Шрифт:
Немцев манной небесной не корми, дай фундаментально пофилософствовать.
Но их теории сотрясают Европу, подобно землетрясениям, и несут одно разрушение.
К примеру, кантово землетрясение не в силах расколоть «вещь в себе», хотя только для этого и предназначено.
Почему Кант — паук?
Да потому, что хочет поймать в свою паутину весь мир. Иногда немцев охватывает приступ стоиков, вызывающий даже уважение, но за этим ничего не стоит.
Опять слышу голос. Добро бы — голоса. Но именно одинокий слишком громкий голос, когда внезапно окатывает страхом потери собственного моего голоса навсегда.
Доктор считает это афонией. Но гортань у меня в порядке. Если голос не вернется, это означает поражение нервной системы. Но пока еще голос возвращается. В этих приступах немоты меня изматывает чувство раздвоения: то это я, то это он. То его речь мне слышится эхом моих слов. То он пропадает, и мой беззвучной голос становится гласом вопиющего в пустыне, пресекаясь на второй половине этого библейского стиха: «…приготовьте пути Господу».
Наступает полная немота. Страшнее ее нет. Не можешь издать звук. Именно, этого не хватает к полному безмолвию, ожидающему меня в будущем.
Это — как провалиться в немую бездну до Сотворения.
Я раскрываю рот, а говорит он, и голос его как звон в ушах за миг до потери сознания. Это раздвоение внезапно сливает «я» и «он», раздувает их. И я даже не замечаю, как перехожу с моего «Я» и вселяюсь в его — «ОН».

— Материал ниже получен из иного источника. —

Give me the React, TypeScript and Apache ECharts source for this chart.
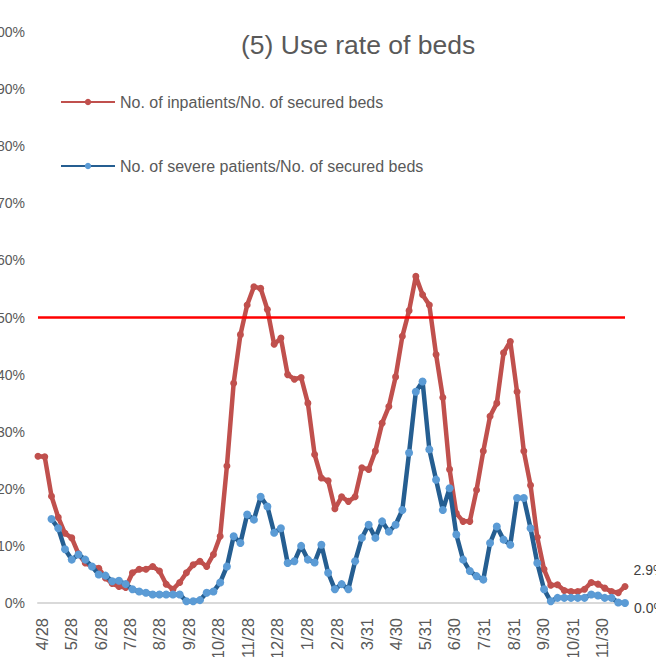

Какие развлечения? Это тяжкий, обессиливающий, более того, опустошающий крест, сгибающий меня в три погибели. И в этом состоянии я каждый раз спохватываюсь: размышляю ли от имени «Я» или от имени — «ОН», которого всеми силами души и разума отвергаю?

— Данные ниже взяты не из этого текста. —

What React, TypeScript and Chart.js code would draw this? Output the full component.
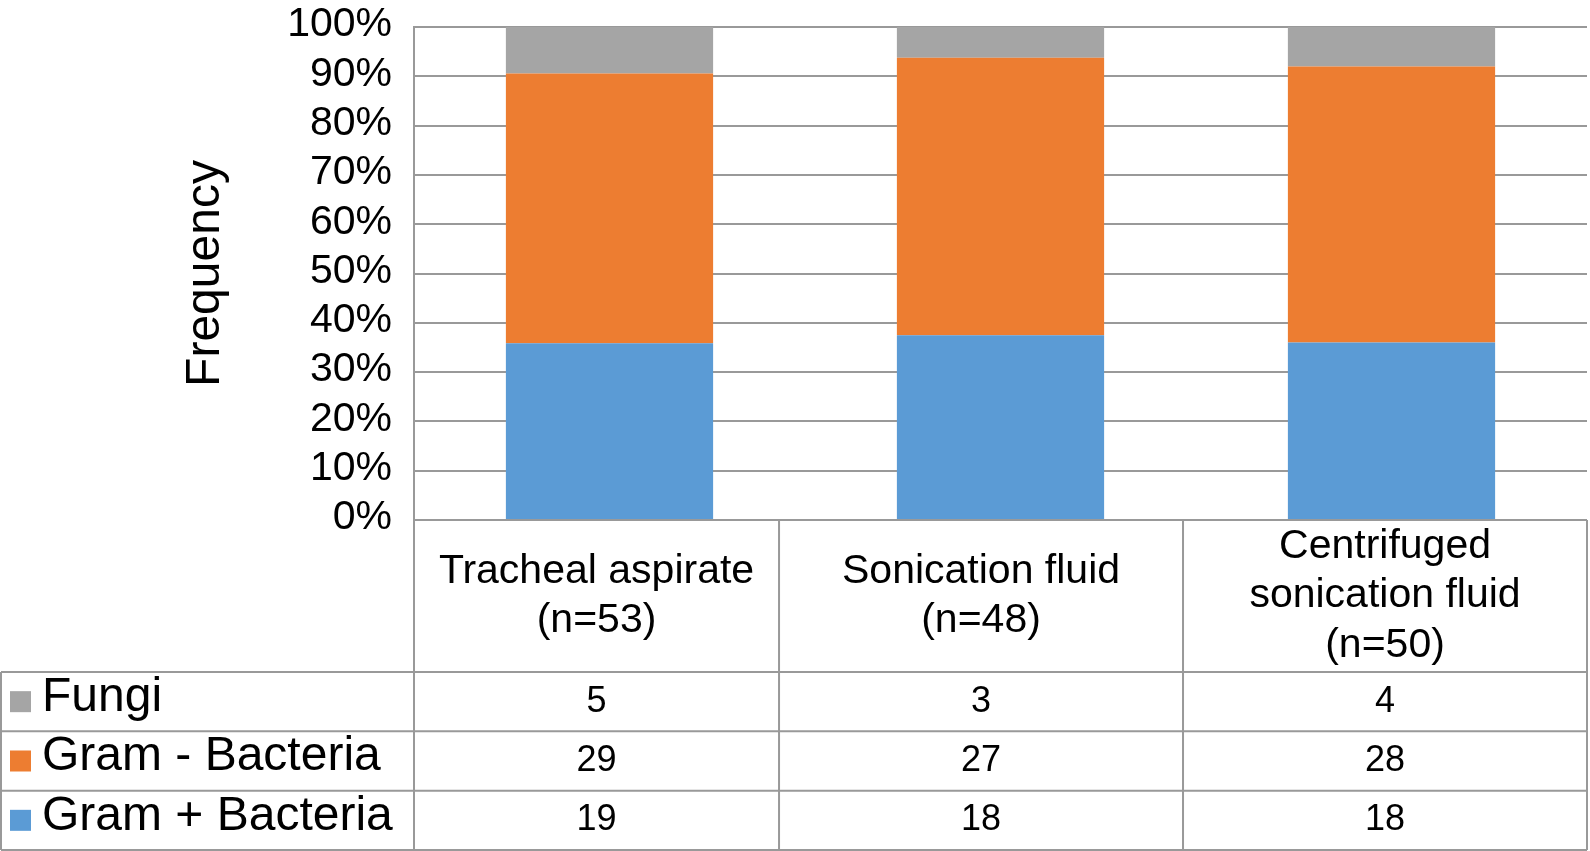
import React, { useEffect, useRef } from "react";
import { Chart, registerables } from "chart.js";

Chart.register(...registerables);

// ---- data ----
const categoryLines: string[][] = [
  ["Tracheal aspirate", "(n=53)"],
  ["Sonication fluid", "(n=48)"],
  ["Centrifuged", "sonication fluid", "(n=50)"],
];
const seriesNames = ["Fungi", "Gram - Bacteria", "Gram + Bacteria"];
const fungi = [5, 3, 4];
const gramNeg = [29, 27, 28];
const gramPos = [19, 18, 18];
const yTickStep = 10;
const yMax = 100;

// ---- style ----
const FONT = '"Liberation Sans", Arial, Helvetica, sans-serif';
const GRAY = "#A5A5A5";
const ORANGE = "#ED7D31";
const BLUE = "#5B9BD5";
const LINE = "#999999";

const totals = fungi.map((_, i) => fungi[i] + gramNeg[i] + gramPos[i]);
const pct = (arr: number[]) => arr.map((v, i) => (v / totals[i]) * 100);

const tableRows = [
  { name: seriesNames[0], color: GRAY, values: fungi },
  { name: seriesNames[1], color: ORANGE, values: gramNeg },
  { name: seriesNames[2], color: BLUE, values: gramPos },
];

// table layout (fractions of plot width for column edges, matching reference)
const COL_FRACS = [0, 0.3112, 0.6556, 1];
const CAT_ROW_H = 152;
const ROW_H = 59.33;

const tablePlugin = {
  id: "dataTable",
  afterDraw(chart: any) {
    const { ctx, chartArea } = chart;
    const L = chartArea.left;
    const R = chartArea.right;
    const T = chartArea.bottom;
    const W = R - L;
    const cols = COL_FRACS.map((f) => L + f * W);
    const rowTop = T + CAT_ROW_H;
    const bottom = rowTop + ROW_H * tableRows.length;

    ctx.save();
    ctx.strokeStyle = LINE;
    ctx.lineWidth = 2;
    ctx.beginPath();
    ctx.moveTo(L, T);
    ctx.lineTo(R, T);
    for (let r = 0; r <= tableRows.length; r++) {
      const y = rowTop + r * ROW_H;
      ctx.moveTo(1, y);
      ctx.lineTo(R, y);
    }
    ctx.moveTo(1, rowTop);
    ctx.lineTo(1, bottom);
    cols.forEach((x) => {
      ctx.moveTo(x, T);
      ctx.lineTo(x, bottom);
    });
    ctx.stroke();

    // category labels
    ctx.fillStyle = "#000";
    ctx.textAlign = "center";
    ctx.textBaseline = "middle";
    ctx.font = `41px ${FONT}`;
    const lh = 49.5;
    const cy = T + CAT_ROW_H / 2;
    categoryLines.forEach((lines, i) => {
      const cx = (cols[i] + cols[i + 1]) / 2;
      lines.forEach((t, j) => {
        ctx.fillText(t, cx, cy + (j - (lines.length - 1) / 2) * lh);
      });
    });

    // rows
    tableRows.forEach((row, r) => {
      const cyr = rowTop + r * ROW_H + ROW_H / 2;
      ctx.fillStyle = row.color;
      ctx.fillRect(10, cyr - 10.5, 21, 21);
      ctx.fillStyle = "#000";
      ctx.textAlign = "left";
      ctx.font = `48px ${FONT}`;
      ctx.fillText(row.name, 42, cyr - 4);
      ctx.textAlign = "center";
      ctx.font = `36px ${FONT}`;
      row.values.forEach((v, i) => {
        const cx = (cols[i] + cols[i + 1]) / 2;
        ctx.fillText(String(v), cx, cyr);
      });
    });
    ctx.restore();
  },
};

export default function App() {
  const ref = useRef<HTMLCanvasElement | null>(null);

  useEffect(() => {
    document.body.style.margin = "0";
    document.body.style.overflow = "hidden";
    const canvas = ref.current;
    if (!canvas) return;
    const chart = new Chart(canvas, {
      type: "bar",
      data: {
        labels: categoryLines.map((l) => l.join(" ")),
        datasets: [
          { label: seriesNames[2], data: pct(gramPos), backgroundColor: BLUE },
          { label: seriesNames[1], data: pct(gramNeg), backgroundColor: ORANGE },
          { label: seriesNames[0], data: pct(fungi), backgroundColor: GRAY },
        ],
      },
      options: {
        responsive: false,
        animation: false,
        devicePixelRatio: 1,
        layout: { padding: { top: 27, right: 3, bottom: 331, left: 0 } },
        datasets: {
          bar: { categoryPercentage: 1, barPercentage: 0.53, borderWidth: 0 },
        },
        plugins: {
          legend: { display: false },
          tooltip: { enabled: false },
          title: { display: false },
        },
        scales: {
          x: {
            stacked: true,
            display: false,
          },
          y: {
            stacked: true,
            min: 0,
            max: yMax,
            afterFit: (scale: any) => {
              scale.width = 414;
            },
            ticks: {
              stepSize: yTickStep,
              autoSkip: false,
              callback: (v: any) => `${v}%`,
              color: "#000",
              font: { family: FONT, size: 41 },
              padding: 0,
              labelOffset: -2,
            },
            grid: {
              color: LINE,
              lineWidth: 2,
              drawTicks: true,
              tickLength: 22,
              tickColor: "rgba(0,0,0,0)",
            },
            border: { display: true, color: LINE, width: 2 },
            title: {
              display: true,
              text: "Frequency",
              color: "#000",
              font: { family: FONT, size: 48 },
              padding: { top: 177, bottom: 0 },
            },
          },
        },
      },
      plugins: [tablePlugin],
    });
    return () => chart.destroy();
  }, []);

  return (
    <div style={{ position: "absolute", left: 0, top: 0, width: 1590, height: 851 }}>
      <canvas ref={ref} width={1590} height={851} />
    </div>
  );
}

После таких навязчивых размышлений, чувствую, как накатывает обморочное состояние, в бессилии свертываюсь в постели, коленями к подбородку, вспоминая страшный декабрь семьдесят девятого в Наумбурге, когда тяжкие приступы шли один за другим, и каждое возвращение в сознание ощущалось невероятным чудом. И, натыкаясь на разбросанные листки рукописи, я не мог в первый миг понять, что это.
Хроническая усталость, словно я таскал на себе невероятные тяжести, тут же, за столом, валит в сон. Со вчерашнего дня ни росинки во рту. Только возьму что-нибудь пожевать, сразу же конвульсии и рвота.
Но сон, какой дикий сон. И вывернулся он из мысли: не лукавлю ли я? Отбрасывая сброд низших людей, грядущего Хама, тем самым не заигрываю ли я с ним и не ищу ли его поддержки? И тут я увидел себя абсолютно нагим, лишь в усах и бородке, массово растиражированным.
Но главной особенностью было то, что я прикрывал шляпой свой «корень жизни» (из каких тайных извилин моего подсознания выпорхнула такая непривычная, да и не свойственная мне стыдливость?). Такой вот эротический и вовсе не пугающий сон.
Но истинное одиночество и половое воздержание, столь агрессивно насаждаемое христианством под маской ханжеской заботы о морали человечества, приводит к взрывам сладострастия, а затем раскаяния.
Не являются ли эти колебания симптомами массовой эпилепсии?
Печально констатировать, но и кривая моей жизни очень близко проходит от эпилептической кривой, не говоря уже о беспрерывном бегстве от самого себя. После обморока или потери сознания, приходя в себя, ощущаешь удивительную легкость, которая тут же гонит в путь и приносит очередную парадоксальную мысль, подобно жемчужине, извлеченной из донных провалов сознания.
Вот и сегодня, после мгновенного выключения сознания за письменным столом, пришла мысль: основы мира голосованием не изменишь. Глубина моих прозрений идет от этих основ. Поэтому хоть стой на голове, как йог, трудно их оспорить и отменить уже нельзя. Они уже изменили духовный баланс мира.
Диктует ли мне Кто-то? Распял ли Он меня, породив на этот свет?
Это никто не знает, включая самого меня. Но это столь же непреложно, как ложь, гнездящаяся в сознании мира: Ницше отверг Бога.
Так оно: каждый становящийся философом, пытается избавиться от скелетов в шкафу — неотстающей болезни, неразделенной любви, непреодолимого вожделения.
За всем этим время от времени смутно возникает мысль: пока не поздно, следует сменить приоритеты, уйти в другую область существования. Но уже поздно. Капкан захлопнулся. И я, возвысивший себя до властителя разума, видящий себя на месте Бога, докатился до состояния полной беспомощности и унижения.
А я ведь уже соскакивал с ранее предопределенного пути.